Sua condição humilde não é o que se poderia esperar para um homem reconhecido internacionalmente por seu trabalho. Além do Prêmio Esso, ele ganhou o Colombe d'Oro per la Pace da ONG italiana Archivio Disarmo em 1997 e o Prêmio Internacional da Liberdade de Imprensa do Comitê para a Proteção dos Jornalistas (CPJ), em 2005. Em 2014, a ONG francesa Repórteres Sem Fronteiras o chamou de um "herói da informação".
Mas não foi possível Pinto receber o prêmio CPJ nos Estados Unidos. "Também ausente da cerimônia de premiação de hoje à noite estará Lucio Flavio Pinto, 56, um editor de jornal na região amazônica do Brasil. Ele não está na prisão, mas os empresários corruptos e as autoridades governamentais locais sobre as quais ele escreve entraram com tantas ações judiciais de assédio contra ele que ele não ousa deixar sua casa: O não comparecimento dele a uma única audiência no tribunal daria às autoridades uma desculpa para colocá-lo na cadeia", afirmou na época um editorial do Washington Post intitulado "Jornalistas Ameaçados".
Mesmo assim, as honras trouxeram-lhe o benefício de protegê-lo contra os piores destinos dos jornalistas brasileiros. "Todos os prêmios nacionais e internacionais ajudaram a criar um escudo simbólico em torno dele e torná-lo mais seguro. Qualquer crime contra ele teria uma repercussão forte", disse Dutra.

Amazônia ignorada

Na opinião de Pinto, grande parte da mídia brasileira ignora a Amazônia. Durante muito tempo, a mídia só cobriu o exótico, como, por exemplo, a morte de um homem por um animal selvagem. Ainda hoje, os laços entre a economia nacional e a floresta não são reportados.
"Há 50 km daqui de Belém, existe uma fábrica de alumínio, que é o maior consumidor individual de energia do Brasil", disse Pinto. "Ninguém fala sobre isso."
Diplomado como sociólogo pela USP - Universidade de São Paulo, ele vê a região através de uma espécie de lente marxista. Ele argumenta que o Brasil tem uma relação colonial com a Amazônia apontando para a pecuária como um exemplo. Tradicionalmente, a pecuária é usada no Brasil para ocupar novos territórios. É também uma forma barata de ganhar dinheiro, porque os custos são muito baixos, e não exige muitos empregados. Os fazendeiros desmatam a floresta para colocar o gado e inserem a terra na economia nacional. Essa atividade não traz desenvolvimento regional, o dinheiro não fica no Pará porque a maioria dos produtores é de fora.
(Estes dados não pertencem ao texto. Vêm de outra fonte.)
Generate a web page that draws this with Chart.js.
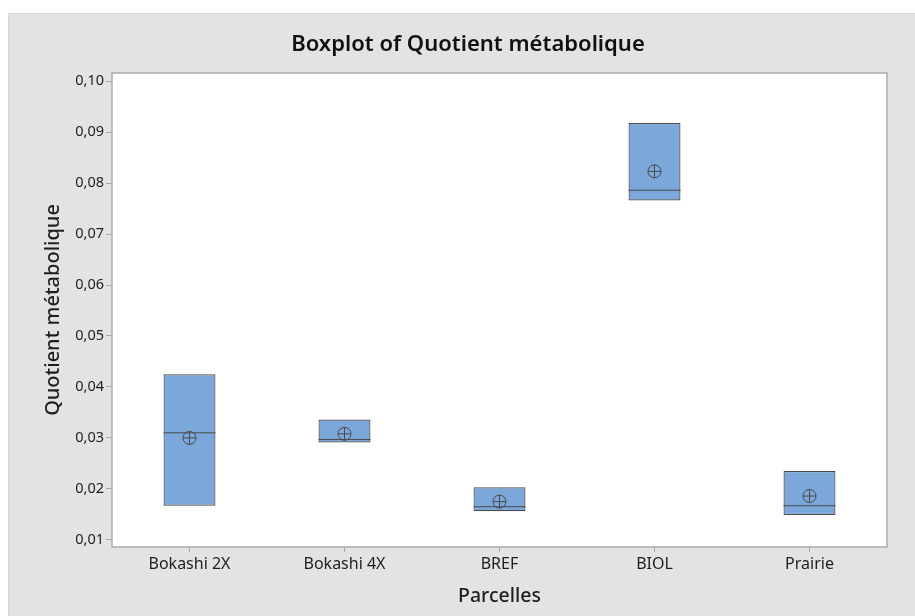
<!DOCTYPE html>
<html>
<head>
<meta charset="utf-8">
<script src="https://cdn.jsdelivr.net/npm/chart.js@4.4.1/dist/chart.umd.min.js"></script>
<style>
  body { margin: 0; background: #fff; }
  #wrap { position: absolute; left: 8px; top: 13px; width: 907px; height: 603px; background: #e3e3e3; border-top: 1px solid #d6d6d6; border-left: 1px solid #d6d6d6; box-sizing: border-box; }
  canvas { position: absolute; left: -1px; top: -1px; }
</style>
</head>
<body>
<div id="wrap"><canvas id="myChart" width="907" height="603"></canvas></div>
<script>
var ctx = document.getElementById('myChart').getContext('2d');

// valeurs
var parcelles = ['Bokashi 2X', 'Bokashi 4X', 'BREF', 'BIOL', 'Prairie'];
var q1 = [0.0167, 0.0291, 0.0156, 0.0766, 0.0149];
var q3 = [0.0425, 0.0336, 0.0203, 0.0918, 0.0235];
var medianes = [0.0310, 0.0297, 0.0165, 0.0786, 0.0167];
var moyennes = [0.0300, 0.0308, 0.0175, 0.0823, 0.0186];
var yTicks = [0.01, 0.02, 0.03, 0.04, 0.05, 0.06, 0.07, 0.08, 0.09, 0.10];

var boites = [];
for (let i = 0; i < parcelles.length; i++) {
    boites.push([q1[i], q3[i]]);
}

var font = 'Noto Sans';
var trait = '#4a4a4a';
var texte = '#1e1e1e';

var fondPlot = {
    id: 'fondPlot',
    beforeDatasetsDraw: function(chart) {
        let a = chart.chartArea;
        let c = chart.ctx;
        c.save();
        c.fillStyle = '#ffffff';
        c.fillRect(a.left, a.top, a.right - a.left, a.bottom - a.top);
        c.strokeStyle = '#adadad';
        c.lineWidth = 1.5;
        c.strokeRect(a.left, a.top, a.right - a.left, a.bottom - a.top);
        c.restore();
    }
};

var myChart = new Chart(ctx, {
    type: 'bar',
    data: {
        labels: parcelles,
        datasets: [{
            type: 'bar',
            data: boites,
            backgroundColor: '#7ba7da',
            borderColor: trait,
            borderWidth: 1.2,
            borderSkipped: false,
            categoryPercentage: 0.335,
            barPercentage: 1,
            order: 3
        }, {
            type: 'line',
            data: medianes,
            showLine: false,
            pointStyle: 'line',
            pointRadius: 26,
            pointBorderColor: trait,
            pointBorderWidth: 1,
            order: 2
        }, {
            type: 'line',
            data: moyennes,
            showLine: false,
            pointStyle: 'circle',
            pointRadius: 6.5,
            pointBackgroundColor: 'rgba(0,0,0,0)',
            pointBorderColor: trait,
            pointBorderWidth: 1,
            order: 1
        }, {
            type: 'line',
            data: moyennes,
            showLine: false,
            pointStyle: 'cross',
            pointRadius: 6.5,
            pointBorderColor: trait,
            pointBorderWidth: 1,
            order: 0
        }]
    },
    options: {
        responsive: false,
        animation: false,
        layout: { padding: { left: 13, right: 0, top: 0, bottom: 0 } },
        plugins: {
            legend: { display: false },
            tooltip: { enabled: false },
            title: {
                display: true,
                text: 'Boxplot of Quotient métabolique',
                color: '#111',
                font: { family: font, size: 22, weight: '600' },
                padding: { top: 19, bottom: 14.6 }
            }
        },
        scales: {
            x: {
                offset: true,
                afterFit: function(scale) { scale.height = 69; },
                grid: { display: true, offset: false, drawOnChartArea: false, tickLength: 5, tickColor: '#a8a8a8' },
                border: { display: false },
                ticks: { color: texte, padding: 3, font: { family: font, size: 16 } },
                title: {
                    display: true,
                    text: 'Parcelles',
                    color: texte,
                    font: { family: font, size: 19.5, weight: '500' },
                    padding: { top: 0, bottom: 8 }
                }
            },
            y: {
                min: 0.0086,
                max: 0.1016,
                afterFit: function(scale) { scale.width = 91; },
                afterBuildTicks: function(scale) {
                    scale.ticks = yTicks.map(function(v) { return { value: v }; });
                },
                grid: { display: true, drawOnChartArea: false, tickLength: 6, tickColor: '#a8a8a8' },
                border: { display: false },
                ticks: {
                    color: texte,
                    padding: 2,
                    font: { family: font, size: 14.5 },
                    callback: function(v) { return v.toFixed(2).replace('.', ','); }
                },
                title: {
                    display: true,
                    text: 'Quotient métabolique',
                    color: texte,
                    font: { family: font, size: 20, weight: '500' },
                    padding: { top: 20, bottom: 0 }
                }
            },
            marge: {
                type: 'linear',
                position: 'right',
                display: true,
                afterFit: function(scale) { scale.width = 28; },
                grid: { display: false },
                border: { display: false },
                ticks: { display: false }
            }
        }
    },
    plugins: [fondPlot]
});
</script>
</body>
</html>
Da mesma forma, como muitos observadores têm apontado, os grandes investimentos em barragens, exploração mineral e outras indústrias extrativistas na Amazônia, em grande parte, foram feitos para atender a demanda internacional brasileiro ou do sudeste. Nunca a demanda local.
"O século XXI começou em 1973, não em 2001", disse Pinto, referindo-se à crise energética global. "Tudo começou com a escassez de energia, com a consciência de que ela é cara e escassa - e a Amazônia possui a maior reserva mundial de energia."
Essa visão de mundo leva, por vezes, Pinto a um entendimento não convencional de eventos. Por exemplo, ele vê o problema principal com Belo Monte, a terceira maior represa hidrelétrica do mundo, no rio Xingu, como sendo econômico, e não ecológico. "Os ambientalistas romperam comigo por isso, mas é verdade", disse ele.
Em 2001, durante a fase de planejamento da barragem controversa, após várias disputas por motivos ecológicos, foi diminuído o tamanho do reservatório de água de Belo Monte. Isso fez com que o reservatório ficasse pequeno demais para produzir energia suficiente para suportar o tamanho e o custo da barragem. Todo o projeto tornou-se economicamente inviável, de acordo com Pinto, e Belo Monte vai agora exigir subsídios do governo ou terá que construir um outro lago mais acima do rio. Em última análise, Pinto acredita que o erro econômico vai levar a mais danos ambientais, e seu relato provou que Belo Monte é simplesmente um projeto ruim.
"O argumento econômico não atrai ONGs ou muita simpatia, mas as diretrizes editoriais do Jornal Pessoal são os fatos. Não me importa quem eu vou incomodar. Eu quero saber se é verdade ou não", disse ele.
Isso é o que ele tem feito toda a sua carreira, mas, depois de 29 anos, o jornalista admite que está cansado.
"Eu gostaria que o Jornal Pessoal tivesse se tornado desnecessário. Quando você chega aos 66 anos, você começa a vislumbrar que você não terá mais tempo para fazer", disse Pinto. "Eu estou fazendo isso porque a dinâmica da floresta é rápida e, diante de tanta omissão, eu sou forçado a escrever.”